The federally funded Trade Adjustment Assistance Community College and Career Training (TAACCCT) program may have expired last year, but it can serve as a model to help both workers and employers who are trying to navigate a rapidly changing economy.
During a House subcommittee hearing Wednesday on how Congress can address worker displacement by expanding access to lifelong learning, a former top-level U.S. Labor Department official noted that the TAACCCT program has provided a structure that can help workers and employers. Seth Harris, who served as U.S. deputy labor secretary and its chief operating officer — and also briefly as acting labor secretary — observed firsthand the successful partnerships the program created.
“Our experience with the TAACCCT program tells us that the availability of competitive grant funding can catalyze local and regional intermediaries to step forward and forge the partnerships that are necessary to help workers, employers and communities build successful workforce development programs,” said Harris, who is a visiting professor at Cornell University. “This committee should explore ways of re-creating this successful strategy.”
Such labor market intermediaries can help employers get organized to work with training providers so the providers can link curriculum to competencies and jobs, he said.
“The intermediary doesn’t have to be a community college president, although they are an excellent option,” he added.
The TAACCCT program was launched during the Obama administration to help unemployed and displaced workers affected by the recession. It distributed $2 billion over four years to 729 colleges and universities (including 630 community colleges) to work with employers and other stakeholders to train workers for in-demand jobs in their regions.
A national study of the program is still forthcoming, but several studies of TAACCCT show it worked. It helped to improve program completion, credential attainment and job outcomes for workers who completed those training programs, Harris said.
Several members of Congress are keenly aware of the effectiveness of the TAACCCT program. It serves as a model for a new $40 million community college-focused job training program included in a comprise federal funding package that the president is expected to sign this week. Run by DOL, the Strengthening Community Colleges Initiative aims to better align workforce development needs for in-demand industries with postsecondary education.
Include PLA
Harris also told the Higher Education and Workforce Subcommittee that colleges should credit workers for their work experiences. Such prior-learning assessments (PLA) can help workers more quickly attain occupational certificates and degrees, he said, noting that the TAACCCT program promoted PLA.
“Every federal education and training grant should,” he said in his testimony, adding that articulation agreements between education and training providers also should be the norm.
Several of the witnesses at Wednesday’s hearing noted that ensuring incumbent workers have an opportunity to upgrade their job skills is as important as serving unemployment or displaced workers. That includes helping them establish career pathways.

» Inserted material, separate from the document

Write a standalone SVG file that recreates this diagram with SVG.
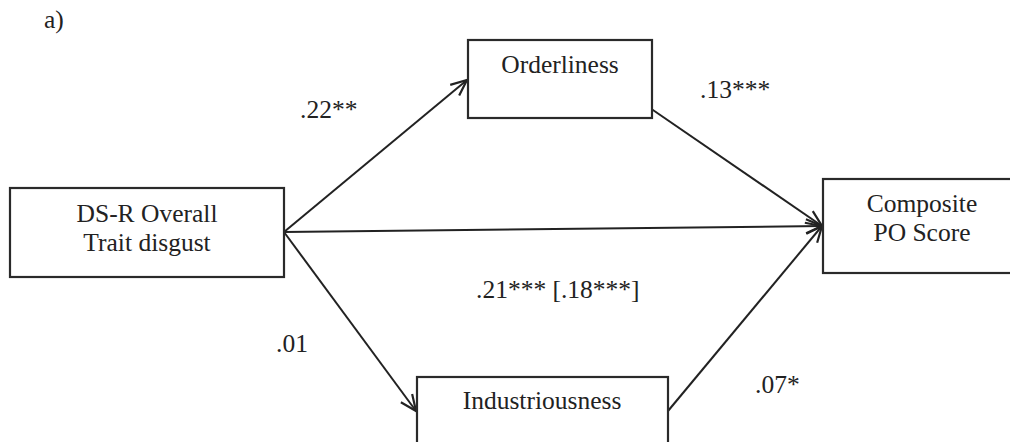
<svg xmlns="http://www.w3.org/2000/svg" width="1010" height="442" viewBox="0 0 1010 442">
<style>
.box{fill:#fff;stroke:#2a2a2a;stroke-width:2.2}
.t{font-family:"Liberation Serif","Times New Roman",serif;font-size:25.5px;fill:#222}
.c{stroke:#222;stroke-width:2;fill:none}
</style>
<defs>
<marker id="arr" markerUnits="userSpaceOnUse" markerWidth="30" markerHeight="30" viewBox="-20 -15 30 30" refX="0" refY="0" orient="auto">
<path d="M-16,-7 L0,0 L-16,7" fill="none" stroke="#222" stroke-width="2.2"/>
</marker>
</defs>
<rect width="1010" height="442" fill="#fff"/>
<text class="t" x="44" y="28">a)</text>
<g id="connectors">
<line class="c" x1="284" y1="232" x2="467" y2="80" marker-end="url(#arr)"/>
<line class="c" x1="284" y1="232" x2="822" y2="226" marker-end="url(#arr)"/>
<line class="c" x1="284" y1="232" x2="416" y2="411" marker-end="url(#arr)"/>
<line class="c" x1="650" y1="108" x2="822" y2="226" marker-end="url(#arr)"/>
<line class="c" x1="668" y1="411" x2="822" y2="226" marker-end="url(#arr)"/>
</g>
<g id="labels">
<text class="t" x="300" y="118">.22**</text>
<text class="t" x="700" y="98">.13***</text>
<text class="t" x="276" y="352">.01</text>
<text class="t" x="755" y="393">.07*</text>
<text class="t" x="476" y="298">.21*** [.18***]</text>
</g>
<g id="ds-r">
<rect class="box" x="10" y="188" width="274" height="89"/>
<text class="t" x="147" y="222" text-anchor="middle">DS-R Overall</text>
<text class="t" x="147" y="251" text-anchor="middle">Trait disgust</text>
</g>
<g id="orderliness">
<rect class="box" x="468" y="40" width="184" height="78"/>
<text class="t" x="560" y="73" text-anchor="middle">Orderliness</text>
</g>
<g id="composite">
<rect class="box" x="823" y="179" width="200" height="94"/>
<text class="t" x="922" y="212" text-anchor="middle">Composite</text>
<text class="t" x="922" y="241" text-anchor="middle">PO Score</text>
</g>
<g id="industriousness">
<rect class="box" x="417" y="377" width="251" height="90"/>
<text class="t" x="542" y="409" text-anchor="middle">Industriousness</text>
</g>
</svg>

“Incumbent worker training is a major component of our state’s goals for preparing for the future of work,” said Nova Gattman, deputy director of external affairs at the Washington State Workforce Training and Education Coordinating Board.
Washington’s Job Skills Program, which provides dollar-for-dollar matching grants, is run through the State Board for Community and Technical Colleges and currently supports 39 projects. Food processor McCain Foods tapped the Job Skills Program to partner with Big Bend Community College to upskill more than 450 incumbent workers. It’s part of the company’s expansion, which will require workers to have more skills in math, science, communication, problem-solving, teamwork and customer service, Gattman said.
Currently, the program doesn’t have enough state funding to serve the number of employers applying to participate, she said.
More money and data
Several participants at the hearing called for more federal funding for job training. While the U.S. workforce has grown by roughly half over the past four decades, federal investment in workforce development has decreased by two-thirds, said Rep. Susan Davis (D-California), who chairs the subcommittee.
Aside from more federal money, a lack of workforce data and confusion regarding credentials are barriers to providing workers with better services to ensure they have jobs. Harris noted there are more than 730,000 credentials offered in the U.S., according to a Credential Engine report.
“No one can sort that out,” he said. “There’s no Yelp for credentials in the country.”
On apprenticeships
Apprenticeships came up during the hearing, but with fewer fireworks than at a House Education and Labor Committee hearing last month on apprenticeships. Several of the panelists expressed their support for registered apprenticeships over so-called industry-recognized apprenticeship programs (IRAPs), which would give employers more flexibility in designing and implementing apprenticeships using federal dollars.
Brad Markell, executive director of the AFL-CIO Working for America Institute, said he would like to see registered apprenticeships expand more into fields such as technology, healthcare and manufacturing.
Harris added that IRAPs would be unregulated and have no accountability, and that could water down and undermine successful registered apprenticeships.
Republicans, meanwhile, argued IRAPs would encourage more employers to participate in apprenticeships by allowing them to skip over bureaucratic red tape.
“After all, employers know what skills their employees need to excel in the workplace,” said Rep. Lloyd Smucker (R-Pennsylvania).